Despite recording a 75% drop in global RevPAR for the second quarter, InterContinental Hotels Group (IHG) CEO Keith Barr told investors that IHG's outsize presence in the mainstream segment is helping to drive a recovery for the company.
Systemwide, IHG saw global occupancy rebound to 45% by July, compared with 20% in April.
"Across the different chain scales, while we're seeing very limited improvements in upscale and luxury and many of our hotels in these segments remain closed, mainstream has had the greatest improvement in occupancy," Barr said during IHG's second quarter earnings call on Tuesday.
IHG's mainstream portfolio includes its Holiday Inn, Holiday Inn Express, Holiday Inn Club Vacations, Staybridge Suites, Candlewood Suites, Avid and Atwell Suites brands. IHG's mainstream segment accounts for roughly 84% of the company's total rooms in the U.S.
Within that mainstream segment, IHG's upper-midscale brands, which include Staybridge and Atwell, are showing particularly promising rebound trends.
"In the U.S., more than 30% of all branded rooms sold last week by the industry were in the upper-midscale segment of mainstream, which was more than upscale, upper-upscale and luxury combined," Barr added.
For Q2, IHG saw U.S. RevPAR fall 69.3% over the same period last year.
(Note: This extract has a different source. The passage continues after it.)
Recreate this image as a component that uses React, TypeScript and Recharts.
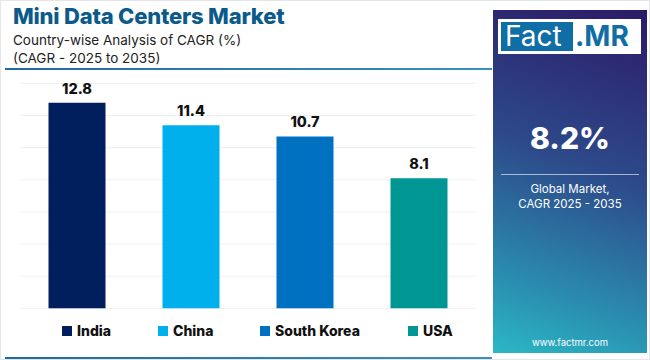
import React from 'react';
import { BarChart, Bar, XAxis, YAxis, CartesianGrid, Cell, LabelList } from 'recharts';

const countries = ['India', 'China', 'South Korea', 'USA'];
const cagrValues = [12.8, 11.4, 10.7, 8.1];
const barColors = ['#001f5c', '#00b0ec', '#0070c0', '#009693'];
const yTicks = [0, 2, 4, 6, 8, 10, 12, 14];

const data = countries.map((country, i) => ({ country, cagr: cagrValues[i] }));

const FONT = 'Inter, "Open Sans", sans-serif';
const legendX = [62, 158, 260, 408];

const App: React.FC = () => {
    return (
        <div style={{ position: 'fixed', left: 0, top: 0, width: 650, height: 360, background: '#ffffff', fontFamily: FONT, overflow: 'hidden' }}>
            <div style={{ position: 'absolute', left: 0, top: 0, width: 648, height: 358, border: '1px solid #e4e6ea' }} />
            <div style={{ position: 'absolute', left: 13, top: 3, fontSize: 22, fontWeight: 800, color: '#0b5a8a', letterSpacing: -0.2 }}>
                Mini Data Centers Market
            </div>
            <div style={{ position: 'absolute', left: 13, top: 31, fontSize: 13.5, color: '#222', lineHeight: '18px' }}>
                Country-wise Analysis of CAGR (%)
                <br />
                (CAGR - 2025 to 2035)
            </div>
            <div style={{ position: 'absolute', left: 5, top: 68, width: 487, height: 2, background: 'linear-gradient(90deg, #1f6aa5, #3a8fc0)' }} />

            <div style={{ position: 'absolute', left: 0, top: 0 }}>
                <BarChart
                    width={490}
                    height={360}
                    data={data}
                    barCategoryGap="25%"
                    margin={{ top: 83.5, right: 14, left: 20, bottom: 51.7 }}
                >
                    <CartesianGrid vertical={false} stroke="#eceef2" />
                    <XAxis dataKey="country" hide />
                    <YAxis hide domain={[0, 14]} ticks={yTicks} />
                    <Bar dataKey="cagr" isAnimationActive={false}>
                        {data.map((d, i) => (
                            <Cell key={d.country} fill={barColors[i]} />
                        ))}
                        <LabelList
                            dataKey="cagr"
                            position="top"
                            offset={9}
                            style={{ fontSize: 14.5, fontWeight: 800, fill: '#111', fontFamily: FONT }}
                        />
                    </Bar>
                </BarChart>
            </div>

            {countries.map((c, i) => (
                <div
                    key={c}
                    style={{
                        position: 'absolute',
                        left: legendX[i],
                        top: 322,
                        display: 'flex',
                        alignItems: 'center',
                        fontSize: 14,
                        fontWeight: 800,
                        color: '#111',
                    }}
                >
                    <span style={{ display: 'inline-block', width: 10, height: 10, background: barColors[i], marginRight: 5 }} />
                    {c}
                </div>
            ))}

            <div style={{ position: 'absolute', left: 5, top: 357, width: 487, height: 2, background: 'linear-gradient(90deg, #1f6aa5, #3a8fc0)' }} />

            <div
                style={{
                    position: 'absolute',
                    left: 493,
                    top: 10,
                    width: 154,
                    height: 343,
                    background: 'linear-gradient(200deg, #2c1a68 0%, #2d4a8a 45%, #2a8db0 80%, #2bb8c4 100%)',
                    color: '#fff',
                    textAlign: 'center',
                }}
            >
                <div style={{ position: 'absolute', left: 5, top: 9, width: 143, height: 35, background: '#fff' }}>
                    <div style={{ position: 'absolute', left: 3, top: 3, width: 72, height: 29, background: '#0f6ea6', color: '#fff', fontSize: 28, lineHeight: '29px', textAlign: 'left', paddingLeft: 4, boxSizing: 'border-box' }}>
                        Fact
                    </div>
                    <div style={{ position: 'absolute', left: 77, top: 3, height: 29, color: '#0f6ea6', fontSize: 28, lineHeight: '29px', fontWeight: 700 }}>
                        .MR
                    </div>
                </div>
                <div style={{ position: 'absolute', left: 0, top: 110, width: 154, fontSize: 30, fontWeight: 800 }}>8.2%</div>
                <div style={{ position: 'absolute', left: 8, top: 164, width: 138, height: 1, background: 'rgba(255,255,255,0.6)' }} />
                <div style={{ position: 'absolute', left: 0, top: 172, width: 154, fontSize: 11.5, lineHeight: '15px' }}>
                    Global Market,
                    <br />
                    CAGR 2025 - 2035
                </div>
                <div style={{ position: 'absolute', left: 0, top: 327, width: 154, fontSize: 9.5 }}>www.factmr.com</div>
            </div>
        </div>
    );
};

export default App;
In Europe, the Middle East, Asia and Africa, second quarter RevPAR dropped 87.6%, while Greater China reported a RevPAR decline 59.2%; that compares to the steepest RevPAR drop of 89% for China in February.
"[Greater China] has shown a trend of gradual RevPAR improvement," said IHG CFO Paul Edgecliffe-Johnson. "Tier 1 cities were down 66% [in the quarter], reflecting their greater weighting in upscale and luxury hotels and international inbound travel, and Tier 2 cities were down 50%, reflecting their greater mix of leisure and resort destinations and a pick-up in demand for domestic travel."
Meanwhile, of the company's 9,500 hotels worldwide, only 317 properties, or 5%, remain temporarily shuttered. That number is down from a high of nearly 1,000 properties closed at the end of April.
For the first half of the year, IHG reported a 51% decline in revenue year over year, to $488 million.